### Collected data
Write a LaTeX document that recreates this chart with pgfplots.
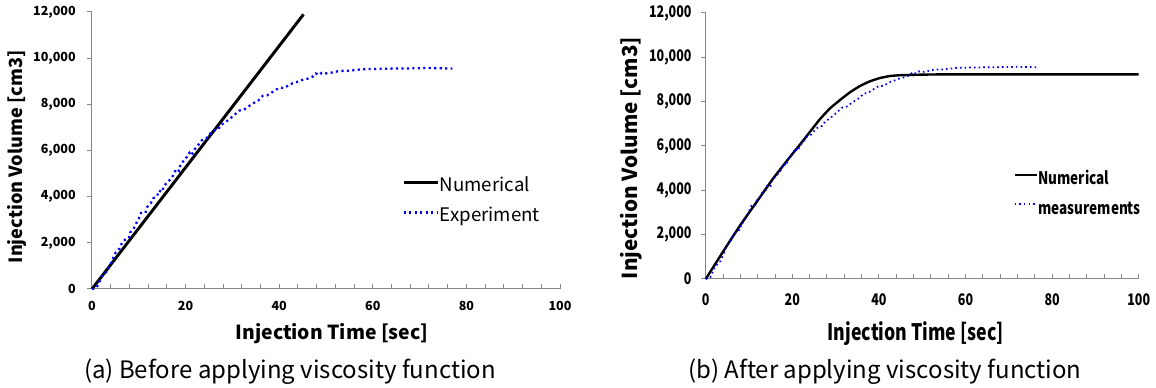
\documentclass[border=0pt]{standalone}
\usepackage{pgfplots}
\pgfplotsset{compat=1.18}
\usepackage{fontspec}
\setmainfont{Noto Sans CJK KR}
\newfontfamily\narrowfont[FakeStretch=0.78]{Noto Sans CJK KR}
\definecolor{axgray}{RGB}{134,134,134}
\definecolor{dotblue}{RGB}{0,0,255}

\pgfplotstableread{
x y
0 0
1 58
1.6 318
2.1 549
3.4 809
4.4 1272
4.8 1517
5.9 1763
6.4 1994
7.3 2182
7.9 2211
8.2 2456
8.9 2615
9.4 2832
10 3049
10.5 3295
11.4 3295
11.8 3555
12.6 3728
13.1 3930
13.9 4017
14.3 4263
15 4205
15.3 4451
16.2 4638
17.1 4826
17.6 5029
18 5202
18.6 5115
18.9 5361
19.2 5477
19.8 5578
20.8 5896
21.2 5780
21.9 6040
22.6 6214
23.4 6430
24.4 6517
25.4 6763
26.2 6878
26.9 6907
27.6 7109
28.6 7239
29.6 7398
30.6 7572
31.5 7731
32.5 7774
33.6 7933
34.6 8063
35.6 8179
36.5 8370
37.4 8385
38.4 8513
39.4 8645
40.2 8720
41.0 8703
42.1 8833
42.8 8906
43.7 8963
44.8 9049
46.0 9106
47.1 9193
47.8 9339
48.5 9266
49.1 9366
50.1 9339
51.4 9383
52.4 9427
53.7 9453
54.9 9453
56.2 9483
57.4 9513
58.6 9526
59.9 9526
61.2 9540
62.4 9540
63.7 9545
64.9 9555
66.1 9555
67.4 9555
68.7 9560
69.9 9560
71.1 9570
72.4 9570
73.7 9565
74.9 9560
76.0 9555
77.0 9550
}\experiment

\pgfplotstableread{
x y
0 0
45.2 11900
}\numa

\pgfplotstableread{
x y
0 0
4.1 1263
7.9 2406
11.8 3489
15.6 4542
19.5 5517
21.8 6073
24.1 6645
26.4 7216
28.7 7697
31.0 8073
33.3 8420
35.6 8704
37.9 8916
40.2 9065
42.5 9155
44.4 9187
47.9 9210
55.7 9230
100 9230
}\numb

\pgfplotsset{
  myaxis/.style={
    scale only axis, clip=false,
    xmin=0, xmax=100, ymin=0, ymax=12000,
    axis x line*=bottom, axis y line*=left,
    axis line style={draw=axgray, line width=0.75pt, -},
    xtick={0,20,...,100},
    minor xtick={4,8,12,16,24,28,32,36,44,48,52,56,64,68,72,76,84,88,92,96},
    ytick={0,2000,...,12000},
    scaled y ticks=false, scaled x ticks=false,
    tick align=inside,
    major tick length=3.5pt, minor tick length=3.5pt,
    every tick/.style={draw=axgray, line width=0.75pt},
    every minor tick/.style={draw=axgray, line width=0.75pt},
    ytick style={xshift=-3.5pt},
    /pgf/number format/.cd, 1000 sep={,}, assume math mode=true, /pgfplots/.cd,
    legend cell align=left,
  }
}

\begin{document}
\begin{tikzpicture}
\useasboundingbox (0pt,0pt) rectangle (867pt,291pt);

% ---------------- (a) ----------------
\begin{axis}[myaxis,
  at={(69pt,74.25pt)}, anchor=south west,
  width=351pt, height=207.75pt,
  tick label style={font=\bfseries\fontsize{9.4}{10}\selectfont},
  yticklabel style={anchor=east, inner sep=0pt, xshift=-12pt},
  xticklabel style={anchor=center, inner sep=0pt, yshift=-12.75pt},
  xlabel={Injection Time [sec]},
  ylabel={Injection Volume [cm3]},
  xlabel style={at={(axis description cs:0.5128,-0.1625)}, anchor=center, font=\bfseries\fontsize{14.5}{15}\selectfont},
  ylabel style={at={(axis description cs:-0.1607,0.4765)}, anchor=center, font=\bfseries\fontsize{13.6}{14}\selectfont},
  legend style={draw=none, fill=none, at={(axis description cs:0.6624,0.400)}, anchor=north west,
    inner sep=0pt, font=\fontsize{14}{14}\selectfont, row sep=9.5pt,
    nodes={inner sep=0pt, text height=10pt, text depth=3pt},
    /tikz/every even column/.append style={column sep=3pt}},
  legend image code/.code={\draw[#1] (0pt,3.5pt) -- (26pt,3.5pt);},
]
\addplot[black, line width=2.2pt] table[x=x,y=y] {\numa};
\addlegendentry{Numerical}
\addplot[dotblue, line width=1.7pt, dash pattern=on 1.6pt off 2.5pt] table[x=x,y=y] {\experiment};
\addlegendentry{Experiment}
\node[font=\fontsize{18}{18}\selectfont, anchor=center] at (axis description cs:0.423,-0.2996) {(a) Before applying viscosity function};
\end{axis}

% ---------------- (b) ----------------
\begin{axis}[myaxis,
  at={(529.3pt,81.75pt)}, anchor=south west,
  width=324.75pt, height=199.5pt,
  tick label style={font=\narrowfont\bfseries\fontsize{12}{12}\selectfont},
  yticklabel style={anchor=east, inner sep=0pt, xshift=-10.5pt},
  xticklabel style={anchor=center, inner sep=0pt, yshift=-15.75pt},
  xlabel={Injection Time [sec]},
  ylabel={Injection Volume [cm3]},
  xlabel style={at={(axis description cs:0.485,-0.2046)}, anchor=center, font=\narrowfont\bfseries\fontsize{17}{17}\selectfont},
  ylabel style={at={(axis description cs:-0.1716,0.4548)}, anchor=center, font=\bfseries\fontsize{15.5}{16}\selectfont},
  legend style={draw=none, fill=none, at={(axis description cs:0.7097,0.405)}, anchor=north west,
    inner sep=0pt, font=\narrowfont\bfseries\fontsize{13}{13}\selectfont, row sep=9pt,
    nodes={inner sep=0pt, text height=10pt, text depth=3pt},
    /tikz/every even column/.append style={column sep=1.5pt}},
  legend image code/.code={\draw[#1] (0pt,4pt) -- (17pt,4pt);},
]
\addplot[black, line width=1.8pt, smooth, tension=0.3] table[x=x,y=y] {\numb};
\addlegendentry{Numerical}
\addplot[dotblue, line width=1.3pt, dash pattern=on 1.2pt off 2.3pt] table[x=x,y=y] {\experiment};
\addlegendentry{measurements}
\node[font=\fontsize{18}{18}\selectfont, anchor=center] at (axis description cs:0.414,-0.3478) {(b) After applying viscosity function};
\end{axis}
\end{tikzpicture}
\end{document}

### Work required
Leave out the pictures and print every line of the data exactly.

### Exercise answer
Write a LaTeX document that recreates this chart with pgfplots.
\documentclass[border=0pt]{standalone}
\usepackage{pgfplots}
\pgfplotsset{compat=1.18}
\usepackage{fontspec}
\setmainfont{Noto Sans CJK KR}
\newfontfamily\narrowfont[FakeStretch=0.78]{Noto Sans CJK KR}
\definecolor{axgray}{RGB}{134,134,134}
\definecolor{dotblue}{RGB}{0,0,255}

\pgfplotstableread{
x y
0 0
1 58
1.6 318
2.1 549
3.4 809
4.4 1272
4.8 1517
5.9 1763
6.4 1994
7.3 2182
7.9 2211
8.2 2456
8.9 2615
9.4 2832
10 3049
10.5 3295
11.4 3295
11.8 3555
12.6 3728
13.1 3930
13.9 4017
14.3 4263
15 4205
15.3 4451
16.2 4638
17.1 4826
17.6 5029
18 5202
18.6 5115
18.9 5361
19.2 5477
19.8 5578
20.8 5896
21.2 5780
21.9 6040
22.6 6214
23.4 6430
24.4 6517
25.4 6763
26.2 6878
26.9 6907
27.6 7109
28.6 7239
29.6 7398
30.6 7572
31.5 7731
32.5 7774
33.6 7933
34.6 8063
35.6 8179
36.5 8370
37.4 8385
38.4 8513
39.4 8645
40.2 8720
41.0 8703
42.1 8833
42.8 8906
43.7 8963
44.8 9049
46.0 9106
47.1 9193
47.8 9339
48.5 9266
49.1 9366
50.1 9339
51.4 9383
52.4 9427
53.7 9453
54.9 9453
56.2 9483
57.4 9513
58.6 9526
59.9 9526
61.2 9540
62.4 9540
63.7 9545
64.9 9555
66.1 9555
67.4 9555
68.7 9560
69.9 9560
71.1 9570
72.4 9570
73.7 9565
74.9 9560
76.0 9555
77.0 9550
}\experiment

\pgfplotstableread{
x y
0 0
45.2 11900
}\numa

\pgfplotstableread{
x y
0 0
4.1 1263
7.9 2406
11.8 3489
15.6 4542
19.5 5517
21.8 6073
24.1 6645
26.4 7216
28.7 7697
31.0 8073
33.3 8420
35.6 8704
37.9 8916
40.2 9065
42.5 9155
44.4 9187
47.9 9210
55.7 9230
100 9230
}\numb

\pgfplotsset{
  myaxis/.style={
    scale only axis, clip=false,
    xmin=0, xmax=100, ymin=0, ymax=12000,
    axis x line*=bottom, axis y line*=left,
    axis line style={draw=axgray, line width=0.75pt, -},
    xtick={0,20,...,100},
    minor xtick={4,8,12,16,24,28,32,36,44,48,52,56,64,68,72,76,84,88,92,96},
    ytick={0,2000,...,12000},
    scaled y ticks=false, scaled x ticks=false,
    tick align=inside,
    major tick length=3.5pt, minor tick length=3.5pt,
    every tick/.style={draw=axgray, line width=0.75pt},
    every minor tick/.style={draw=axgray, line width=0.75pt},
    ytick style={xshift=-3.5pt},
    /pgf/number format/.cd, 1000 sep={,}, assume math mode=true, /pgfplots/.cd,
    legend cell align=left,
  }
}

\begin{document}
\begin{tikzpicture}
\useasboundingbox (0pt,0pt) rectangle (867pt,291pt);

% ---------------- (a) ----------------
\begin{axis}[myaxis,
  at={(69pt,74.25pt)}, anchor=south west,
  width=351pt, height=207.75pt,
  tick label style={font=\bfseries\fontsize{9.4}{10}\selectfont},
  yticklabel style={anchor=east, inner sep=0pt, xshift=-12pt},
  xticklabel style={anchor=center, inner sep=0pt, yshift=-12.75pt},
  xlabel={Injection Time [sec]},
  ylabel={Injection Volume [cm3]},
  xlabel style={at={(axis description cs:0.5128,-0.1625)}, anchor=center, font=\bfseries\fontsize{14.5}{15}\selectfont},
  ylabel style={at={(axis description cs:-0.1607,0.4765)}, anchor=center, font=\bfseries\fontsize{13.6}{14}\selectfont},
  legend style={draw=none, fill=none, at={(axis description cs:0.6624,0.400)}, anchor=north west,
    inner sep=0pt, font=\fontsize{14}{14}\selectfont, row sep=9.5pt,
    nodes={inner sep=0pt, text height=10pt, text depth=3pt},
    /tikz/every even column/.append style={column sep=3pt}},
  legend image code/.code={\draw[#1] (0pt,3.5pt) -- (26pt,3.5pt);},
]
\addplot[black, line width=2.2pt] table[x=x,y=y] {\numa};
\addlegendentry{Numerical}
\addplot[dotblue, line width=1.7pt, dash pattern=on 1.6pt off 2.5pt] table[x=x,y=y] {\experiment};
\addlegendentry{Experiment}
\node[font=\fontsize{18}{18}\selectfont, anchor=center] at (axis description cs:0.423,-0.2996) {(a) Before applying viscosity function};
\end{axis}

% ---------------- (b) ----------------
\begin{axis}[myaxis,
  at={(529.3pt,81.75pt)}, anchor=south west,
  width=324.75pt, height=199.5pt,
  tick label style={font=\narrowfont\bfseries\fontsize{12}{12}\selectfont},
  yticklabel style={anchor=east, inner sep=0pt, xshift=-10.5pt},
  xticklabel style={anchor=center, inner sep=0pt, yshift=-15.75pt},
  xlabel={Injection Time [sec]},
  ylabel={Injection Volume [cm3]},
  xlabel style={at={(axis description cs:0.485,-0.2046)}, anchor=center, font=\narrowfont\bfseries\fontsize{17}{17}\selectfont},
  ylabel style={at={(axis description cs:-0.1716,0.4548)}, anchor=center, font=\bfseries\fontsize{15.5}{16}\selectfont},
  legend style={draw=none, fill=none, at={(axis description cs:0.7097,0.405)}, anchor=north west,
    inner sep=0pt, font=\narrowfont\bfseries\fontsize{13}{13}\selectfont, row sep=9pt,
    nodes={inner sep=0pt, text height=10pt, text depth=3pt},
    /tikz/every even column/.append style={column sep=1.5pt}},
  legend image code/.code={\draw[#1] (0pt,4pt) -- (17pt,4pt);},
]
\addplot[black, line width=1.8pt, smooth, tension=0.3] table[x=x,y=y] {\numb};
\addlegendentry{Numerical}
\addplot[dotblue, line width=1.3pt, dash pattern=on 1.2pt off 2.3pt] table[x=x,y=y] {\experiment};
\addlegendentry{measurements}
\node[font=\fontsize{18}{18}\selectfont, anchor=center] at (axis description cs:0.414,-0.3478) {(b) After applying viscosity function};
\end{axis}
\end{tikzpicture}
\end{document}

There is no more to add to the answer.